Python Counter Subtraction Leaves Zeros
In Python, a Counter is a dictionary subclass with the key being an element and the value being that element’s frequency. The counter is initialized by passing in iterable or mapping. From the standard library documentation:
c = Counter() # a new, empty counter c = Counter('gallahad') # a new counter from an iterable c = Counter({'red': 4, 'blue': 2}) # a new counter from a mapping c = Counter(cats=4, dogs=8) # a new counter from keyword args
Once the Counter is created, the values can be set to zero or negative numbers:
c1 = Counter([1, 1, 2, 2, 2]) c1[1] = 0 # c1: Counter({1: 0, 2: 3}) c2 = Counter([1, 1, 2, 2, 2]) c2[1] = -1 # c2: Counter({2: 3, 1: -1})
When a Counter is subtracted from another Counter by using -, the values are not set to zero or negative numbers:
c1 = Counter([0, 1, 1, 2, 2, 2]) c2 = Counter([0, 2, 2, 2, 3, 3]) print(c1 - c2) # Counter({1: 1})
But when you use Counter.subtract(), you are left with keys which value zero:
c1 = Counter([0, 1, 1, 2, 2, 2]) c1.subtract([0, 2, 2, 2, 3, 3]) print(c1) # Counter({1: 2, 0: 0, 2: 0, 3: -2})
From the standard library:
For in-place operations such as c[key] += 1, the value type need only support addition and subtraction. So fractions, floats, and decimals would work and negative values are supported. The same is also true for update() and subtract() which allow negative and zero values for both inputs and outputs.
Having negative values makes senses but having a zero values is not to me expected behaviour.
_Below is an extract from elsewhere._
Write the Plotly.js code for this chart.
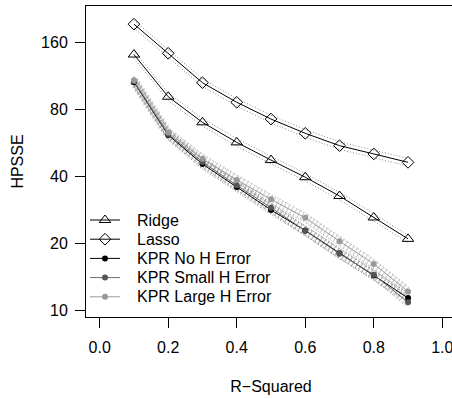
<!DOCTYPE html>
<html>
<head>
<meta charset="utf-8">
<script src="https://cdn.plot.ly/plotly-3.0.1.min.js"></script>
<style>html,body{margin:0;padding:0;overflow:hidden;background:#fff;}#chart{width:456px;height:399px;}</style>
</head>
<body>
<div id="chart"></div>
<script>
// R-squared values
const rsq = [0.1, 0.2, 0.3, 0.4, 0.5, 0.6, 0.7, 0.8, 0.9];

// Mean HPSSE
const ridge = [141, 91.2, 70.0, 56.9, 47.4, 39.7, 32.7, 26.2, 21.0];
const lasso = [193, 142.8, 105.4, 86.1, 72.4, 62.5, 55.0, 50.5, 46.3];
const kprNo = [106, 61.4, 45.5, 35.9, 28.3, 22.9, 18.1, 14.4, 11.4];
const kprSmall = [107, 62.0, 46.5, 36.5, 29.0, 22.8, 18.0, 14.5, 10.9];
const kprLarge = [108, 63.0, 48.0, 38.6, 31.6, 26.1, 20.5, 16.2, 12.2];

// Interval bounds (dotted)
const ridgeHi = [146.6, 94.8, 72.8, 59.2, 49.3, 41.3, 34.0, 27.2, 21.8];
const ridgeLo = [135.6, 87.7, 67.3, 54.7, 45.6, 38.2, 31.4, 25.2, 20.2];
const lassoHi = [201, 148.5, 109.6, 89.5, 75.3, 65.0, 57.2, 52.5, 48.2];
const lassoLo = [185.5, 137.3, 101.3, 82.8, 69.6, 60.1, 52.9, 48.6, 44.5];
const kprNoHi = [111, 64.5, 47.8, 37.7, 29.7, 24.0, 19.0, 15.1, 12.0];
const kprNoLo = [101, 58.5, 43.3, 34.2, 27.0, 21.8, 17.2, 13.7, 10.9];
const kprSmallHi = [112, 65.0, 48.8, 38.3, 30.4, 23.9, 18.9, 15.2, 11.4];
const kprSmallLo = [102, 59.0, 44.3, 34.8, 27.6, 21.7, 17.1, 13.8, 10.4];
const kprLargeHi = [113, 66.0, 50.4, 40.5, 33.2, 27.4, 21.5, 17.0, 12.8];
const kprLargeLo = [103, 60.0, 45.7, 36.8, 30.1, 24.9, 19.5, 15.4, 11.6];

// Series names (legend labels)
const names = ['Ridge', 'Lasso', 'KPR No H Error', 'KPR Small H Error', 'KPR Large H Error'];

// Tick labels
const yTicks = [10, 20, 40, 80, 160];
const yTickText = ['10', '20', '40', '80', '160'];
const xTicks = [0, 0.2, 0.4, 0.6, 0.8, 1.0];
const xTickText = ['0.0', '0.2', '0.4', '0.6', '0.8', '1.0'];

const FONT = 'Liberation Sans, Arial, Helvetica, sans-serif';

const styles = [
  {line: '#000', marker: {symbol: 'triangle-up-open', size: 10, color: '#000', line: {width: 1, color: '#000'}}},
  {line: '#000', marker: {symbol: 'diamond-open', size: 9, color: '#000', line: {width: 1, color: '#000'}}},
  {line: '#000', marker: {symbol: 'circle', size: 6, color: '#000'}},
  {line: '#6a6a6a', marker: {symbol: 'circle', size: 6, color: '#555'}},
  {line: '#9c9c9c', marker: {symbol: 'circle', size: 6, color: '#999'}}
];
const series = [ridge, lasso, kprNo, kprSmall, kprLarge];

function bound(y, color) {
  return {x: rsq, y: y, mode: 'lines', showlegend: false, hoverinfo: 'skip',
          line: {color: color, width: 1, dash: '1px,2px'}};
}
function hatch(y, color) {
  return {x: rsq, y: y, mode: 'lines', showlegend: false, hoverinfo: 'skip',
          line: {color: color, width: 9, dash: '1px,3px'}};
}

const traces = [
  bound(ridgeHi, '#8a8a8a'), bound(ridgeLo, '#8a8a8a'),
  bound(lassoHi, '#8a8a8a'), bound(lassoLo, '#8a8a8a'),
  hatch(kprLarge, 'rgba(150,150,150,0.5)'),
  hatch(kprSmall, 'rgba(120,120,120,0.4)'),
  hatch(kprNo, 'rgba(90,90,90,0.3)'),
  bound(kprNoHi, '#888'), bound(kprNoLo, '#888'),
  bound(kprSmallHi, '#999'), bound(kprSmallLo, '#999'),
  bound(kprLargeHi, '#aaa'), bound(kprLargeLo, '#aaa')
];
series.forEach((s, i) => {
  traces.push({x: rsq, y: s, name: names[i], mode: 'lines+markers', showlegend: false,
               line: {color: styles[i].line, width: 1}, marker: styles[i].marker});
});

// Manual legend (R-style, no frame) on a hidden pixel-scaled overlay axis
const legX0 = 4, legX1 = 34, legXm = 19, legTextX = 49, legTop = 97, legStep = 19.2;
const annotations = [];
names.forEach((n, i) => {
  const yy = legTop - i * legStep;
  traces.push({x: [legX0, legX1], y: [yy, yy], xaxis: 'x2', yaxis: 'y2', mode: 'lines',
               showlegend: false, hoverinfo: 'skip', line: {color: styles[i].line, width: 1}});
  traces.push({x: [legXm], y: [yy], xaxis: 'x2', yaxis: 'y2', mode: 'markers',
               showlegend: false, hoverinfo: 'skip', marker: styles[i].marker});
  annotations.push({x: legTextX, y: yy, xref: 'x2', yref: 'y2', text: n, showarrow: false,
                    xanchor: 'left', yanchor: 'middle', font: {family: FONT, size: 16, color: '#000'}});
});

const layout = {
  width: 456, height: 399,
  margin: {l: 86, r: 0, t: 6, b: 82},
  paper_bgcolor: '#fff', plot_bgcolor: '#fff',
  font: {family: FONT, size: 16, color: '#000'},
  showlegend: false,
  annotations: annotations,
  xaxis: {range: [-0.04, 1.04], showgrid: false, zeroline: false,
          showline: true, mirror: true, linecolor: '#000', linewidth: 1,
          ticks: 'outside', ticklen: 10, tickcolor: '#000', tickwidth: 1,
          tickvals: xTicks, ticktext: xTickText, ticklabelstandoff: 6,
          tickfont: {family: FONT, size: 16, color: '#000'},
          title: {text: 'R\u2212Squared', standoff: 25, font: {family: FONT, size: 16, color: '#000'}}},
  yaxis: {type: 'log', range: [0.9717, 2.367], showgrid: false, zeroline: false,
          showline: true, mirror: true, linecolor: '#000', linewidth: 1,
          ticks: 'outside', ticklen: 10, tickcolor: '#000', tickwidth: 1,
          tickvals: yTicks, ticktext: yTickText, ticklabelstandoff: 4,
          tickfont: {family: FONT, size: 16, color: '#000'},
          title: {text: 'HPSSE', standoff: 13, font: {family: FONT, size: 16, color: '#000'}}},
  xaxis2: {overlaying: 'x', range: [0, 370], visible: false, fixedrange: true},
  yaxis2: {overlaying: 'y', range: [0, 311], visible: false, fixedrange: true}
};

Plotly.newPlot('chart', traces, layout, {staticPlot: true, displayModeBar: false});
</script>
</body>
</html>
A common use case is to use a Counter as a mutliset—a set that allow multiple version of an element, but if we remove an element through subtract then the length of the Counter ie the number of disinct elements will not be correct anymore.
a = Counter([1, 2, 2]) a.subtract([2, 2]) print(a) # Counter({1: 1, 2: 0}) b = Counter([1]) print(a == b) # True print(len(a) == len(b)) # False
Note: In 3.10+ for equality, missing elements are treated as having zero counts.
When we use a Counter as a multiset, to ensure that the length is equal to the number of unique elements, we must check that the removed element’s count has not been set to zero:
a.subtract([val]) if a[val] == 0: del a[val]
Or use encapsulate the values in a Counter:
a -= Counter([val])
The first seems unnecessarily complex and the second seems wasteful. I understand that we might not want to change the behavior of subtract to preserve backward compatibility, or preserve symmetry with the negative value case.
There should be a Counter.remove(val) method with removes val from the Counter. If the value now zero, the the key should be deleted:
a = Counter([1, 2, 2]) a.remove(1) print(a) # Counter({2: 2})
This makes it easier to use the Counter as a multiset, with the length of the Counter remaining the number of unique elements in the Counter.